RECORDS PROVIDED:
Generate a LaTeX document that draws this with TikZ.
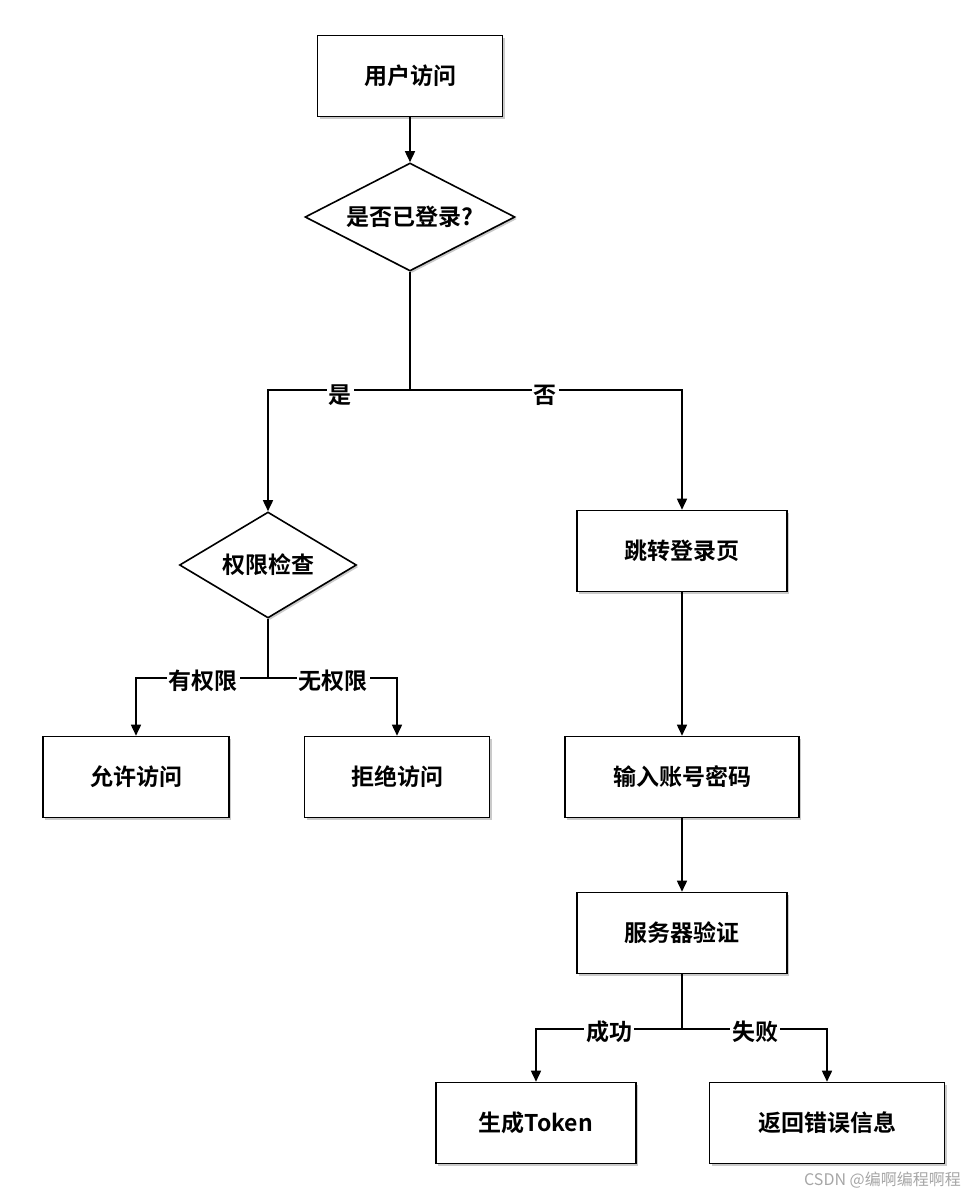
\documentclass[tikz,border=0pt]{standalone}
\usepackage{fontspec}
\setmainfont{Noto Sans CJK SC}[BoldFont={Noto Sans CJK SC Bold}]
\usetikzlibrary{shapes.geometric,arrows.meta,shadows}
\begin{document}
\begin{tikzpicture}[x=1pt,y=-1pt,
  every node/.style={font=\fontsize{23}{26}\selectfont\bfseries},
  box/.style={draw,line width=1.6pt,fill=white,minimum height=81pt,drop shadow={shadow xshift=2pt,shadow yshift=-2pt,fill=black!35,opacity=0.6}},
  dia/.style={draw,diamond,aspect=1.9,line width=1.6pt,fill=white,inner sep=0pt,drop shadow={shadow xshift=2pt,shadow yshift=-2pt,fill=black!35,opacity=0.6}},
  con/.style={line width=1.6pt,-{Triangle[length=11pt,width=10pt]}},
  lab/.style={fill=white,inner sep=2pt}]
\useasboundingbox (0,0) rectangle (965,1194);
\node[box,minimum width=185pt] (a) at (410,76) {用户访问};
\node[dia,minimum width=210pt,minimum height=108pt] (b) at (410,217) {是否已登录?};
\node[dia,minimum width=177pt,minimum height=106pt] (c) at (268,565) {权限检查};
\node[box,minimum width=210pt] (d) at (682,551) {跳转登录页};
\node[box,minimum width=186pt] (e) at (136,777) {允许访问};
\node[box,minimum width=185pt] (f) at (397,777) {拒绝访问};
\node[box,minimum width=234pt] (g) at (682,777) {输入账号密码};
\node[box,minimum width=210pt] (h) at (682,933) {服务器验证};
\node[box,minimum width=200pt] (i) at (536,1123) {生成Token};
\node[box,minimum width=235pt] (j) at (827,1123) {返回错误信息};
\coordinate (bj) at (410,390);
\coordinate (cj) at (268,678);
\coordinate (hj) at (682,1029);
\draw[con] (a) -- (b);
\draw[line width=1.6pt] (b.south) -- (bj);
\draw[con] (bj) -| (c.north);
\draw[con] (bj) -| (d.north);
\node[lab] at (340,395) {是};
\node[lab] at (545,395) {否};
\draw[line width=1.6pt] (c.south) -- (cj);
\draw[con] (cj) -| (e.north);
\draw[con] (cj) -| (f.north);
\node[lab] at (203,681) {有权限};
\node[lab] at (333,681) {无权限};
\draw[con] (d) -- (g);
\draw[con] (g) -- (h);
\draw[line width=1.6pt] (h.south) -- (hj);
\draw[con] (hj) -| (i.north);
\draw[con] (hj) -| (j.north);
\node[lab] at (609,1032) {成功};
\node[lab] at (755,1032) {失败};
\node[font=\fontsize{16}{18}\selectfont,text=black!35,anchor=south east,inner sep=2pt] (w) at (963,1190) {CSDN @编啊编程啊程};
\end{tikzpicture}
\end{document}
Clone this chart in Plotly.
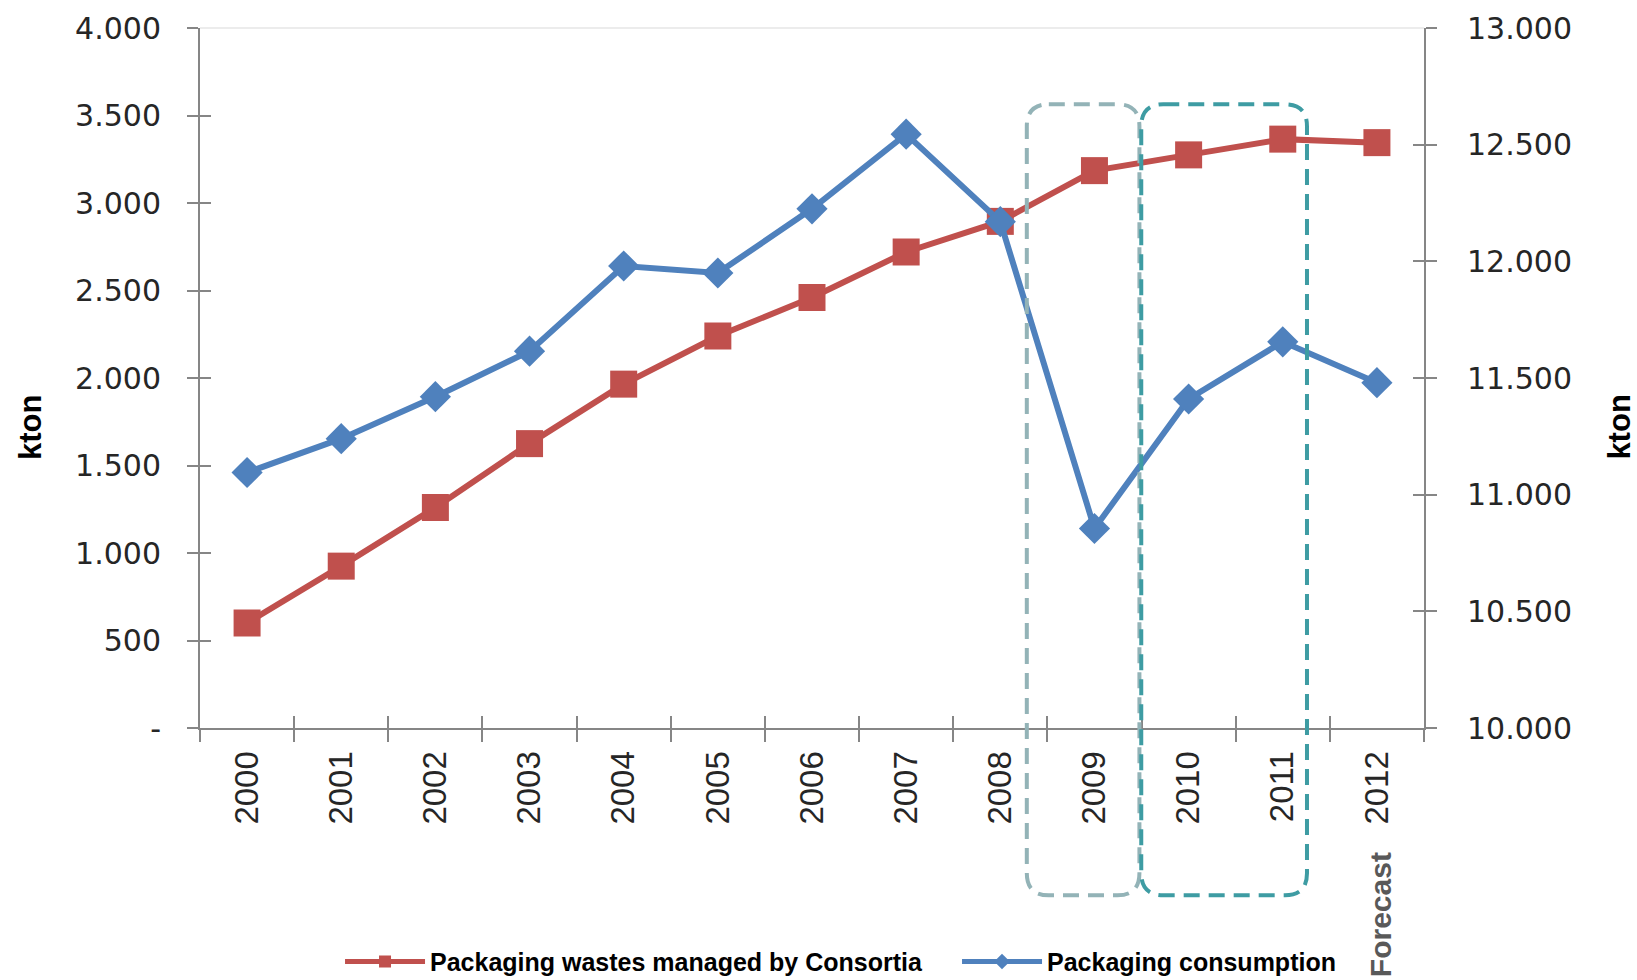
import plotly.graph_objects as go

years = ["2000", "2001", "2002", "2003", "2004", "2005", "2006",
         "2007", "2008", "2009", "2010", "2011", "2012"]
wastes_managed = [600, 925, 1260, 1625, 1965, 2240, 2460, 2720, 2895, 3185, 3275, 3365, 3345]
consumption = [11095, 11240, 11420, 11615, 11980, 11950, 12225, 12545, 12170, 10855, 11410, 11655, 11480]

left_ticks = [0, 500, 1000, 1500, 2000, 2500, 3000, 3500, 4000]
right_ticks = [10000, 10500, 11000, 11500, 12000, 12500, 13000]


def fmt(v):
    return "-" if v == 0 else f"{v:,}".replace(",", ".")


RED = "#C0504D"
BLUE = "#4F81BD"
AXIS = "#868686"
TXT = "#262626"

W, H = 1637, 980
ML, MR, MT, MB = 200, 213, 28, 252
PW, PH = W - ML - MR, H - MT - MB

fig = go.Figure()
fig.add_trace(go.Scatter(
    x=years, y=wastes_managed, name="Packaging wastes managed by Consortia",
    mode="lines+markers", line=dict(color=RED, width=6), legendwidth=522,
    marker=dict(symbol="square", size=27, color=RED), yaxis="y", xaxis="x"))
fig.add_trace(go.Scatter(
    x=years, y=consumption, name="Packaging consumption",
    mode="lines+markers", line=dict(color=BLUE, width=6), legendwidth=300,
    marker=dict(symbol="diamond", size=24, color=BLUE), yaxis="y2", xaxis="x"))

n = len(years)
bounds = [i - 0.5 for i in range(n + 1)]

fig.update_layout(
    width=W, height=H,
    margin=dict(l=ML, r=MR, t=MT, b=MB, autoexpand=False),
    paper_bgcolor="white", plot_bgcolor="white",
    showlegend=True,
    xaxis=dict(type="category", range=[-0.5, n - 0.5], tickson="boundaries",
               ticks="outside", ticklen=12, tickwidth=2, tickcolor=AXIS,
               showline=True, linecolor=AXIS, linewidth=2, showgrid=False,
               tickangle=-90, ticklabelstandoff=8, automargin=False,
               tickfont=dict(family="Liberation Sans, Arial", size=33, color=TXT)),
    xaxis2=dict(overlaying="x", anchor="y", range=[-0.5, n - 0.5],
                tickvals=bounds, ticks="inside", ticklen=12, tickwidth=2,
                tickcolor=AXIS, showticklabels=False, showgrid=False,
                showline=False, zeroline=False),
    yaxis=dict(range=[0, 4000], tickvals=left_ticks,
               ticktext=[fmt(v) for v in left_ticks],
               ticks="outside", ticklen=11, tickwidth=2, tickcolor=AXIS,
               showline=True, linecolor=AXIS, linewidth=2, showgrid=False,
               zeroline=False, ticklabelstandoff=20, automargin=False,
               tickfont=dict(family="DejaVu Sans, Verdana", size=30, color=TXT)),
    yaxis3=dict(overlaying="y", anchor="x", range=[0, 4000], tickvals=left_ticks,
                ticks="inside", ticklen=11, tickwidth=2, tickcolor=AXIS,
                showticklabels=False, showgrid=False, zeroline=False, showline=False),
    yaxis2=dict(overlaying="y", side="right", anchor="x", range=[10000, 13000],
                tickvals=right_ticks, ticktext=[fmt(v) for v in right_ticks],
                ticks="outside", ticklen=11, tickwidth=2, tickcolor=AXIS,
                showline=True, linecolor=AXIS, linewidth=2, showgrid=False,
                zeroline=False, ticklabelstandoff=24, automargin=False,
                tickfont=dict(family="DejaVu Sans, Verdana", size=30, color=TXT)),
    yaxis4=dict(overlaying="y", side="right", anchor="x", range=[10000, 13000],
                tickvals=right_ticks, ticks="inside", ticklen=11, tickwidth=2,
                tickcolor=AXIS, showticklabels=False, showgrid=False,
                zeroline=False, showline=False),
    legend=dict(orientation="h", x=0.1144, xanchor="left", y=-0.334, yanchor="middle",
                itemwidth=80, entrywidthmode="pixels",
                itemsizing="constant", bgcolor="rgba(0,0,0,0)",
                font=dict(family="Liberation Sans, Arial", size=25, color="black",
                          weight="bold")),
)

# invisible helper traces so that the overlay axes are drawn
fig.add_trace(go.Scatter(x=[0], y=[None], xaxis="x2", yaxis="y3", showlegend=False,
                         hoverinfo="skip", mode="markers"))
fig.add_trace(go.Scatter(x=[0], y=[None], xaxis="x2", yaxis="y4", showlegend=False,
                         hoverinfo="skip", mode="markers"))

# axis titles and the forecast note
fig.add_annotation(text="<b>kton</b>", xref="paper", yref="paper", x=-0.1389, y=0.43,
                   xanchor="center", yanchor="middle", textangle=-90, showarrow=False,
                   font=dict(family="Liberation Sans, Arial", size=31, color="black"))
fig.add_annotation(text="<b>kton</b>", xref="paper", yref="paper", x=1.159, y=0.43,
                   xanchor="center", yanchor="middle", textangle=-90, showarrow=False,
                   font=dict(family="Liberation Sans, Arial", size=31, color="black"))
fig.add_annotation(text="<b>Forecast</b>", xref="paper", yref="paper", x=0.964, y=-0.266,
                   xanchor="center", yanchor="middle", textangle=-90, showarrow=False,
                   font=dict(family="Liberation Sans, Arial", size=30, color="#595959"))

# plot-area top border
fig.add_shape(type="line", xref="paper", yref="paper", x0=0, x1=1, y0=1, y1=1,
              line=dict(color="#D9D9D9", width=1))


def rounded_box(x0, x1, y0, y1, r_px):
    rx, ry = r_px / PW, r_px / PH
    return (f"M {x0 + rx},{y1} L {x1 - rx},{y1} Q {x1},{y1} {x1},{y1 - ry} "
            f"L {x1},{y0 + ry} Q {x1},{y0} {x1 - rx},{y0} "
            f"L {x0 + rx},{y0} Q {x0},{y0} {x0},{y0 + ry} "
            f"L {x0},{y1 - ry} Q {x0},{y1} {x0 + rx},{y1} Z")


fig.add_shape(type="path", xref="paper", yref="paper",
              path=rounded_box(0.6755, 0.7675, -0.239, 0.891, 22),
              line=dict(color="#93B3B7", width=4, dash="16px,9px"))
fig.add_shape(type="path", xref="paper", yref="paper",
              path=rounded_box(0.7690, 0.9044, -0.239, 0.891, 22),
              line=dict(color="#3E9CA3", width=4, dash="16px,9px"))

fig.write_html("out.html", config={"displayModeBar": False},
               post_script="document.body.style.margin='0px';"
                           "document.body.style.overflow='hidden';")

STATED GOAL: Only the lines from the one with "Clone this chart in Plotly." through the one with "PW, PH = W - ML - MR, H - MT - MB" belong in your copy; retype them exactly and drop any pictures.

SOLUTION TO THE PROBLEM:
Clone this chart in Plotly.
import plotly.graph_objects as go

years = ["2000", "2001", "2002", "2003", "2004", "2005", "2006",
         "2007", "2008", "2009", "2010", "2011", "2012"]
wastes_managed = [600, 925, 1260, 1625, 1965, 2240, 2460, 2720, 2895, 3185, 3275, 3365, 3345]
consumption = [11095, 11240, 11420, 11615, 11980, 11950, 12225, 12545, 12170, 10855, 11410, 11655, 11480]

left_ticks = [0, 500, 1000, 1500, 2000, 2500, 3000, 3500, 4000]
right_ticks = [10000, 10500, 11000, 11500, 12000, 12500, 13000]


def fmt(v):
    return "-" if v == 0 else f"{v:,}".replace(",", ".")


RED = "#C0504D"
BLUE = "#4F81BD"
AXIS = "#868686"
TXT = "#262626"

W, H = 1637, 980
ML, MR, MT, MB = 200, 213, 28, 252
PW, PH = W - ML - MR, H - MT - MB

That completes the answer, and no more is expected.